I Shall Go To Him

I’ve seen grief up close and personal. Like most people, I’ve experienced it, too. It’s heavy, and although there are times a person feels “fine,” something can come out of the blue and conjure up those dark feelings. Where can a person turn for peace?

Yesterday morning before attending a visitation for a church member, I read a chapter in Good Book by David Plotz, a random reading choice. Or was it? It just so happened that I read the author’s commentary on King David’s behavior after the death of his infant son. Before the baby died, David “weeps, fasts, and pleads with God to spare the child.” After the boy dies, David “prays, then returns home, and promptly sits down for a big meal, his first in a week.”

On the surface, David’s behavior seems callous. His feelings seemingly have taken a 180-degree turn. But when his servants ask how he could now be eating so heartily (my word) after the weeping and fasting of the week before, David responds with conviction and certainty that fasting will not bring the boy back. While the child lived, the king had hope that fasting, weeping, and pleading might persuade God to spare the little one’s life. 

“But now he is dead, wherefore should I fast? can I bring him back again? I shall go to him, but he shall not return to me.” 2 Samuel 12:23

I’m holding on to that thought. 

Is it coincidental that I came across that forgotten situation an hour before seeing grief up close and personal? I don’t know. I was glad to be able to share it with my friend. No matter how much weeping, wailing, gnashing of teeth, pleading, or railing against the powers that be, nothing can bring back our lost loves. But we can go to them.

P.S. No stranger to grief, my husband lost one of his sons six years ago, and I often say something like, “Every day you live brings you closer to the time you’ll see him again.” I think that thought comforts him.

And I hope it comforts you. “I shall go to him.”

Having Goodly Parents

 

Anyone who knows me knows that whenever possible, I like to get up early to read, write, meditate, and listen to the world wake up. “Whenever possible” means when I’m not traveling with other people and when I don’t have a houseful of company. I like both of those scenarios, but they don’t work well for quiet time.

This morning, I decided to use a writing prompt and just go with whatever the first one was instead of sifting through them in hopes of getting something that grabbed me. I came across this one from January 5 of last year: Call Me Ishmael. “Take the first sentence from your favorite book and make it the first sentence of your post.”

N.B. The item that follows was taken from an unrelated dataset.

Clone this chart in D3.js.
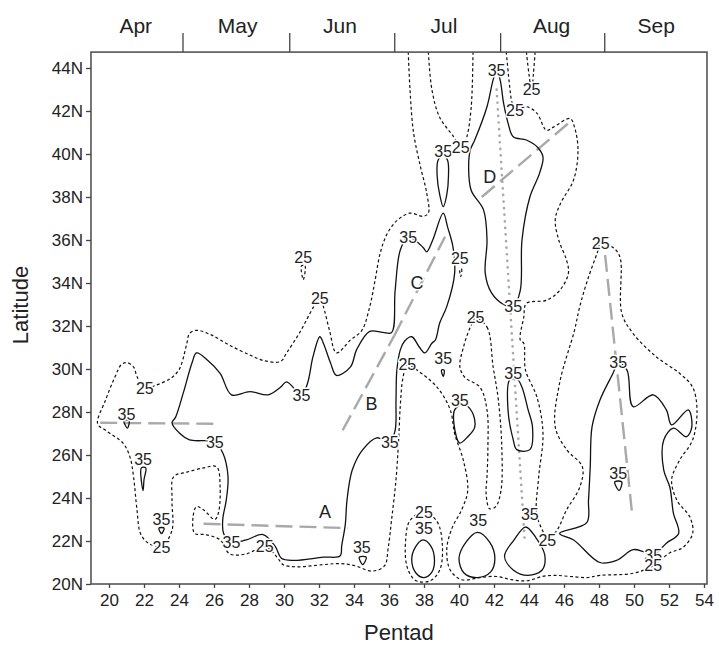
<!DOCTYPE html>
<html>
<head>
<meta charset="utf-8">
<script src="https://cdn.jsdelivr.net/npm/d3@7"></script>
<style>
body { margin: 0; background: #fff; }
text { font-family: "Liberation Sans", Arial, sans-serif; }
</style>
</head>
<body>
<script>
// frame extents (pentad, latitude)
var pentadLo = 18.97, pentadHi = 54.17, latLo = 20, latHi = 44.74;
var xTicks = d3.range(20, 55, 2);
var yTicks = d3.range(20, 45, 2);
var months = ["Apr", "May", "Jun", "Jul", "Aug", "Sep"];
var monthMid = [21.53, 27.35, 33.2, 39.14, 45.29, 51.27];
var monthEdge = [24.2, 30.3, 36.3, 42.35, 48.3];

// 25 contour, open lines [pentad, lat]
var c25lines = [
  // the long one: top edge, round the west, along the bottom, round Sep
  [[37.1,44.75],[37.2,43.0],[37.4,41.0],[37.8,39.4],[38.15,38.2],[38.25,37.25],[37.95,37.1],[37.2,37.25],
   [36.45,36.9],[35.9,36.3],[35.5,35.4],[35.2,34.1],[34.9,32.9],[34.45,31.8],[33.8,31.35],[33.0,30.75],
   [32.6,31.8],[32.25,32.9],[32.05,33.3],[31.7,32.9],[30.9,31.7],[30.15,30.75],[29.8,30.35],[28.8,30.4],
   [28.05,30.65],[26.9,31.1],[25.8,31.6],[25.0,31.8],[24.6,31.65],[24.45,31.2],[24.15,30.25],[23.95,29.9],
   [23.5,29.55],[22.7,29.25],[22.05,29.1],[21.6,29.65],[21.4,30.1],[21.0,30.3],[20.7,30.2],[20.35,29.65],
   [19.8,28.55],[19.35,27.45],[19.8,27.15],[20.8,26.55],[21.2,25.9],[21.4,25.0],[21.6,23.45],[21.8,22.35],
   [22.25,21.9],[23.0,21.75],[23.6,22.5],[23.6,23.9],[23.7,25.0],[24.45,25.2],[25.4,25.4],[26.15,25.45],
   [26.35,24.5],[26.25,23.3],[26.05,23.0],[25.4,23.45],[25.0,23.6],[24.8,23.1],[24.9,22.35],[25.5,22.3],
   [26.35,22.05],[26.9,21.4],[27.85,21.4],[28.9,21.75],[29.6,21.25],[29.95,20.9],[30.7,20.8],[32.25,20.9],
   [33.2,20.95],[34.05,20.85],[35.05,20.6],[35.75,20.85],[35.95,21.65],[36.15,23.0],[36.4,24.85],[36.55,26.7],
   [36.65,28.35],[36.8,29.6],[37.05,30.2],[37.6,29.95],[38.75,29.15],[39.5,28.1],[39.75,27.0],[40.25,25.75],
   [40.5,24.35],[40.15,23.45],[39.6,22.6],[39.3,21.6],[39.5,20.65],[40.15,20.2],[41.2,20.3],[42.15,20.35],
   [43.0,20.2],[43.9,20.15],[44.75,20.35],[45.5,20.4],[46.35,20.35],[47.3,20.3],[48.05,20.4],[49.95,20.5],
   [51.1,20.85],[52.05,21.45],[52.8,21.7],[53.35,22.35],[53.2,23.1],[52.45,23.9],[52.15,24.85],[52.6,25.75],
   [53.35,26.7],[53.6,28.1],[53.35,29.15],[52.6,29.8],[51.3,30.55],[49.95,31.65],[49.3,32.6],[49.2,35.2],
   [48.8,35.65],[48.1,35.85],[47.9,35.4],[47.35,34.15],[46.9,32.9],[46.6,31.8],[45.75,29.35],[45.5,27.3],
   [46.15,26.25],[47.05,25.45],[46.9,24.5],[46.15,23.45],[45.6,22.5],[45.05,22.05]],
  // east of D, from the top edge down to the saddle near 45/22
  [[42.7,44.75],[42.9,43.1],[43.0,42.5],[43.2,42.05],[43.85,42.2],[44.45,41.9],[45.0,41.1],[45.4,41.25],
   [46.35,41.65],[46.6,41.25],[46.8,40.2],[46.55,38.8],[45.8,37.7],[45.5,36.95],[45.7,36.0],[46.15,35.05],
   [46.25,34.45],[45.75,33.65],[45.0,33.2],[43.85,33.05],[43.7,32.4],[43.5,31.35],[43.7,31.2],[43.8,29.95],
   [44.45,28.7],[44.8,27.0],[44.55,24.95],[44.45,23.2],[45.05,22.05]],
  // two tongues hanging from the top edge
  [[38.25,44.75],[38.45,43.0],[38.9,41.7],[39.7,40.8],[40.05,40.35],[40.2,40.35],[40.45,40.8],[40.7,42.2],[40.8,44.75]],
  [[43.85,44.75],[44.0,43.7],[44.15,42.9],[44.25,43.7],[44.35,44.75]]
];
// 25 contour, closed loops
var c25loops = [
  [[40.95,32.35],[41.6,31.95],[41.95,30.1],[42.25,28.55],[42.45,26.25],[42.4,24.35],[42.1,23.6],[41.75,23.5],
   [41.55,24.2],[41.6,25.0],[41.65,26.25],[41.6,28.1],[41.2,29.15],[40.35,29.6],[40.05,30.1],[40.25,31.0],[40.65,31.95]],
  [[38.0,23.35],[38.75,22.9],[39.05,21.8],[38.9,20.65],[38.35,20.15],[37.55,20.15],[37.05,20.75],[36.95,22.05],[37.2,22.95]],
  [[31.0,34.8],[31.2,34.8],[31.1,34.15]],
  [[40.05,34.65],[40.15,34.65],[40.1,34.3]]
];
// 35 contour, closed loops
var c35loops = [
  [[31.0,28.8],[31.35,29.35],[31.65,30.55],[32.05,31.5],[32.25,31.2],[32.65,30.3],[33.0,29.7],[33.8,30.1],
   [34.15,30.9],[34.9,31.75],[35.65,31.7],[36.15,31.7],[36.35,33.65],[36.65,35.55],[37.1,36.15],[37.95,35.65],
   [38.15,35.45],[38.5,36.0],[39.1,37.25],[39.35,36.6],[39.65,35.7],[39.75,34.45],[39.3,32.9],[38.9,32.15],
   [38.65,31.35],[38.45,31.2],[38.05,30.75],[37.75,31.0],[37.3,31.5],[36.9,31.3],[36.65,30.9],[36.45,29.95],
   [36.4,28.55],[36.35,27.15],[36.05,26.6],[35.3,26.8],[34.5,26.25],[33.9,25.3],[33.6,23.9],[33.5,22.75],
   [33.3,21.8],[33.2,21.3],[32.25,21.25],[30.55,21.1],[29.85,21.2],[29.5,21.75],[28.8,22.3],[27.85,22.05],
   [27.0,21.95],[26.55,22.35],[26.5,23.0],[26.7,23.9],[26.8,25.0],[26.5,26.1],[26.05,26.6],[24.6,26.7],
   [24.05,27.0],[23.6,27.5],[23.8,27.75],[24.25,28.9],[24.75,30.3],[25.0,30.75],[25.65,30.4],[26.35,29.8],
   [27.0,28.8],[28.05,28.95],[29.1,28.8],[29.8,29.15],[30.15,29.4]],
  [[39.1,39.95],[38.8,39.7],[38.75,39.0],[38.9,38.1],[39.1,37.55],[39.3,38.1],[39.4,39.0],[39.35,39.7]],
  [[42.15,43.9],[42.35,43.45],[42.55,42.35],[42.8,41.45],[43.1,40.8],[43.85,40.65],[44.5,40.3],[44.8,39.85],
   [44.6,39.1],[44.05,38.0],[43.6,36.0],[43.5,33.65],[43.1,32.9],[42.55,33.0],[41.85,33.55],[41.5,34.45],
   [41.6,36.0],[41.4,37.4],[40.7,38.3],[40.55,39.4],[40.65,40.2],[40.9,40.65],[41.6,42.2],[41.95,43.45]],
  [[42.9,29.5],[42.8,28.1],[43.1,26.7],[43.3,26.25],[44.05,26.25],[44.2,27.3],[43.95,28.1],[43.6,29.15],[43.35,29.5]],
  [[39.75,28.1],[39.85,26.85],[40.05,26.55],[40.5,26.85],[40.9,27.3],[40.75,28.0],[40.25,28.35]],
  [[49.1,30.3],[49.6,29.95],[49.95,28.25],[51.1,28.8],[51.85,28.1],[52.15,27.4],[53.1,28.1],[53.3,27.3],
   [53.0,26.85],[52.25,27.25],[51.7,26.7],[51.7,25.3],[52.05,24.5],[52.25,23.3],[52.55,22.35],[51.85,21.9],
   [51.1,21.35],[50.55,21.5],[49.95,21.6],[49.0,21.1],[48.05,21.0],[46.55,22.05],[45.75,22.35],[47.3,22.85],
   [47.4,23.9],[47.5,25.45],[47.6,27.3],[48.05,28.55],[48.8,29.8]],
  [[37.95,22.05],[38.4,21.75],[38.6,21.1],[38.45,20.55],[38.0,20.3],[37.55,20.5],[37.3,21.1],[37.5,21.7]],
  [[41.05,22.4],[41.75,21.95],[42.05,21.2],[41.8,20.55],[41.05,20.3],[40.3,20.5],[40.0,21.2],[40.4,21.95]],
  [[43.8,22.65],[44.4,22.15],[44.9,21.35],[44.75,20.65],[43.95,20.4],[43.1,20.65],[42.6,21.3],[43.15,22.05]],
  [[20.85,27.6],[21.15,27.6],[21.05,27.25]],
  [[21.85,25.4],[22.1,25.4],[22.0,24.85],[21.95,24.35]],
  [[22.85,22.6],[23.15,22.6],[23.0,22.35]],
  [[39.0,29.95],[39.15,29.95],[39.1,29.65]],
  [[48.9,24.75],[49.3,24.75],[49.15,24.35]],
  [[34.3,21.25],[34.7,21.25],[34.5,20.9]]
];
// contour labels [pentad, lat, text]
var contourLabels = [
  [21.0,27.9,"35"],[22.05,29.1,"25"],[21.95,25.8,"35"],[23.0,23.0,"35"],[23.0,21.7,"25"],
  [27.0,21.95,"35"],[28.9,21.75,"25"],[26.05,26.6,"35"],[31.0,28.8,"35"],[32.05,33.3,"25"],
  [31.1,35.2,"25"],[37.1,36.15,"35"],[39.1,40.15,"35"],[40.1,40.3,"25"],[40.05,35.15,"25"],
  [42.15,43.9,"35"],[44.15,43.0,"25"],[43.2,42.05,"25"],[43.1,32.9,"35"],[37.05,30.2,"25"],
  [36.05,26.6,"35"],[40.95,32.4,"25"],[39.1,30.5,"35"],[40.05,28.55,"35"],[43.1,29.8,"35"],
  [48.1,35.85,"25"],[49.1,30.3,"35"],[49.1,25.15,"35"],[51.1,21.35,"35"],[51.1,20.85,"25"],
  [38.0,23.35,"25"],[38.0,22.6,"35"],[41.1,22.95,"35"],[44.05,23.25,"35"],[45.05,22.05,"25"],
  [34.45,21.7,"35"]
];
// grey rain-belt lines
var grayDash = [
  [[19.5,27.5],[26.2,27.45]],
  [[25.4,22.8],[33.65,22.6]],
  [[33.35,27.15],[36.3,31.55]],
  [[36.3,31.55],[39.2,36.15]],
  [[41.3,38.0],[46.35,41.5]],
  [[48.35,35.3],[49.9,23.2]]
];
var grayDot = [[42.15,43.0],[43.75,22.05]];
var letters = [[32.35,23.35,"A"],[35.0,28.4,"B"],[37.6,34.0,"C"],[41.75,38.95,"D"]];

var W = 719, H = 648;
var svg = d3.select("body").append("svg").attr("width", W).attr("height", H);

var x = d3.scaleLinear().domain([20, 54]).range([109, 704]);
var y = d3.scaleLinear().domain([20, 44]).range([584, 68]);

var fx0 = x(pentadLo), fx1 = x(pentadHi), fy0 = y(latHi), fy1 = y(latLo);

svg.append("clipPath").attr("id", "plot")
  .append("rect").attr("x", fx0).attr("y", fy0).attr("width", fx1 - fx0).attr("height", fy1 - fy0);

var plot = svg.append("g").attr("clip-path", "url(#plot)");

var openLine = d3.line().x(function(d) { return x(d[0]); }).y(function(d) { return y(d[1]); })
  .curve(d3.curveCatmullRom.alpha(0.5));
var loopLine = d3.line().x(function(d) { return x(d[0]); }).y(function(d) { return y(d[1]); })
  .curve(d3.curveCatmullRomClosed.alpha(0.5));
var straight = d3.line().x(function(d) { return x(d[0]); }).y(function(d) { return y(d[1]); });

// grey lines underneath
plot.selectAll(".gd").data(grayDash).enter().append("path")
  .attr("d", straight).attr("fill", "none").attr("stroke", "#a9a9a9")
  .attr("stroke-width", 2.4).attr("stroke-dasharray", "17,7");
plot.append("path").attr("d", straight(grayDot)).attr("fill", "none")
  .attr("stroke", "#a9a9a9").attr("stroke-width", 2.6)
  .attr("stroke-linecap", "round").attr("stroke-dasharray", "0.1,6.5");

plot.selectAll(".c25").data(c25lines).enter().append("path")
  .attr("d", openLine).attr("fill", "none").attr("stroke", "#111")
  .attr("stroke-width", 1.2).attr("stroke-dasharray", "3,2.5");
plot.selectAll(".c25l").data(c25loops).enter().append("path")
  .attr("d", loopLine).attr("fill", "none").attr("stroke", "#111")
  .attr("stroke-width", 1.2).attr("stroke-dasharray", "3,2.5");
plot.selectAll(".c35").data(c35loops).enter().append("path")
  .attr("d", loopLine).attr("fill", "none").attr("stroke", "#111")
  .attr("stroke-width", 1.3);

plot.selectAll(".lab").data(contourLabels).enter().append("text")
  .attr("x", function(d) { return x(d[0]); })
  .attr("y", function(d) { return y(d[1]); })
  .attr("dy", "0.36em").attr("text-anchor", "middle")
  .attr("font-size", 16).attr("fill", "#222")
  .attr("stroke", "#fff").attr("stroke-width", 3).attr("paint-order", "stroke")
  .text(function(d) { return d[2]; });

plot.selectAll(".let").data(letters).enter().append("text")
  .attr("x", function(d) { return x(d[0]); })
  .attr("y", function(d) { return y(d[1]); })
  .attr("dy", "0.36em").attr("text-anchor", "middle")
  .attr("font-size", 18).attr("fill", "#222")
  .attr("stroke", "#fff").attr("stroke-width", 3).attr("paint-order", "stroke")
  .text(function(d) { return d[2]; });

// frame
svg.append("rect").attr("x", fx0).attr("y", fy0).attr("width", fx1 - fx0).attr("height", fy1 - fy0)
  .attr("fill", "none").attr("stroke", "#555").attr("stroke-width", 1.6);

// axes
var xAxis = svg.append("g").attr("transform", "translate(0," + fy1 + ")")
  .call(d3.axisBottom(x).tickValues(xTicks).tickSize(4).tickPadding(6));
var yAxis = svg.append("g").attr("transform", "translate(" + fx0 + ",0)")
  .call(d3.axisLeft(y).tickValues(yTicks).tickSize(5).tickPadding(3)
    .tickFormat(function(d) { return d + "N"; }));
var mAxis = svg.append("g").attr("transform", "translate(0," + fy0 + ")")
  .call(d3.axisTop(x).tickValues(monthEdge).tickSize(19).tickFormat(""));
[xAxis, yAxis, mAxis].forEach(function(a) {
  a.select(".domain").remove();
  a.selectAll("line").attr("stroke", "#444").attr("stroke-width", 1.3);
  a.selectAll("text").attr("font-family", "Liberation Sans, Arial, sans-serif")
    .attr("font-size", 17).attr("fill", "#222");
});

svg.selectAll(".month").data(months).enter().append("text")
  .attr("x", function(d, i) { return x(monthMid[i]); })
  .attr("y", 33).attr("text-anchor", "middle")
  .attr("font-size", 21).attr("fill", "#222")
  .text(function(d) { return d; });

svg.append("text").attr("x", (fx0 + fx1) / 2).attr("y", 640)
  .attr("text-anchor", "middle").attr("font-size", 22).attr("fill", "#222").text("Pentad");
svg.append("text").attr("transform", "translate(28,305) rotate(-90)")
  .attr("text-anchor", "middle").attr("font-size", 22).attr("fill", "#222").text("Latitude");
</script>
</body>
</html>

I’m not sure whether it’s because it was Sunday morning and I had church on my mind or what, but here’s what came to mind immediately: “I Nephi, having been born of goodly parents….” Those are the first few words from the Book of Mormon, and they apply so well to my situation.

I don’t know how or why I got so lucky, but I had some amazing parents. They were young and in love and probably felt slapped silly at the quick and relentless toll that children can take on a person. Being young helped because they had energy, but still, what a life changer children can be! They worked hard, they sacrificed, they were honest, they set good examples, they believed in the value of education, and they loved us. Just about any and everything the church (LDS) stands for, so did they. All those years they were preparing me to become a Mormon, and they didn’t even know it. In fact, they might have been horrified to imagine it.

I won’t go overboard and risk turning people off, so I’ll keep it short and sweet. Here’s what I believe in a nutshell: I believe in God the Eternal father and in His Son, Jesus Christ, and in the Holy Ghost. I believe Joseph Smith translated the Book of Mormon from ancient plates; there is no other explanation. I believe in the Bible and sometimes get a little amused by people who think it’s a sappy or sentimental book…do they even know what’s in it?

We recently went to see Exodus, and just the plagues were horrific!! And then there’s murder and betrayal and polygamy and bloodshed and incest and all sorts of unfortunate situations, especially throughout the Old Testament. We’re studying the New Testament this year, and Lisa has gotten us off to a good start. An excellent teacher, she’s planted a seed in her class members to follow Christ’s example and “love one another.”

It took me a long time to make the decision to join the church, but once I did, there was no turning back. I still feel that it’s the smartest decision I ever made, especially for my children because it affects all of us, now and forever. It’s a little thing but a cool one to visit other wards and walk by the Primary room on my way out and see the children and their leaders getting ready for sharing time. It’s wonderful knowing that five of my grandchildren went to Primary in the Camden ward a couple of weeks ago and felt welcomed and at ease.

I’ve already passed my 500-word limit so I’ll end with a few of the things I love about the church: the music, the lingo, the teachings, the reverence, the leadership, the love. Yes, the love and the feeling of unity and closeness that I share with my church friends.

And about the teachings, I can say, “Things will work out,” to my children and grandchildren, but somehow it carries more weight to remind them that President Hinckley used to say it too. I can say, “You can do it!” but the Young Women’s theme of a couple of years ago, “I can do hard things,” is more meaningful. It was uplifting to see these five words written in crayon and framed in my daughter Carrie’s home last week—in three different bedrooms.

And all of this came to pass in my life, I think, because of my goodly parents.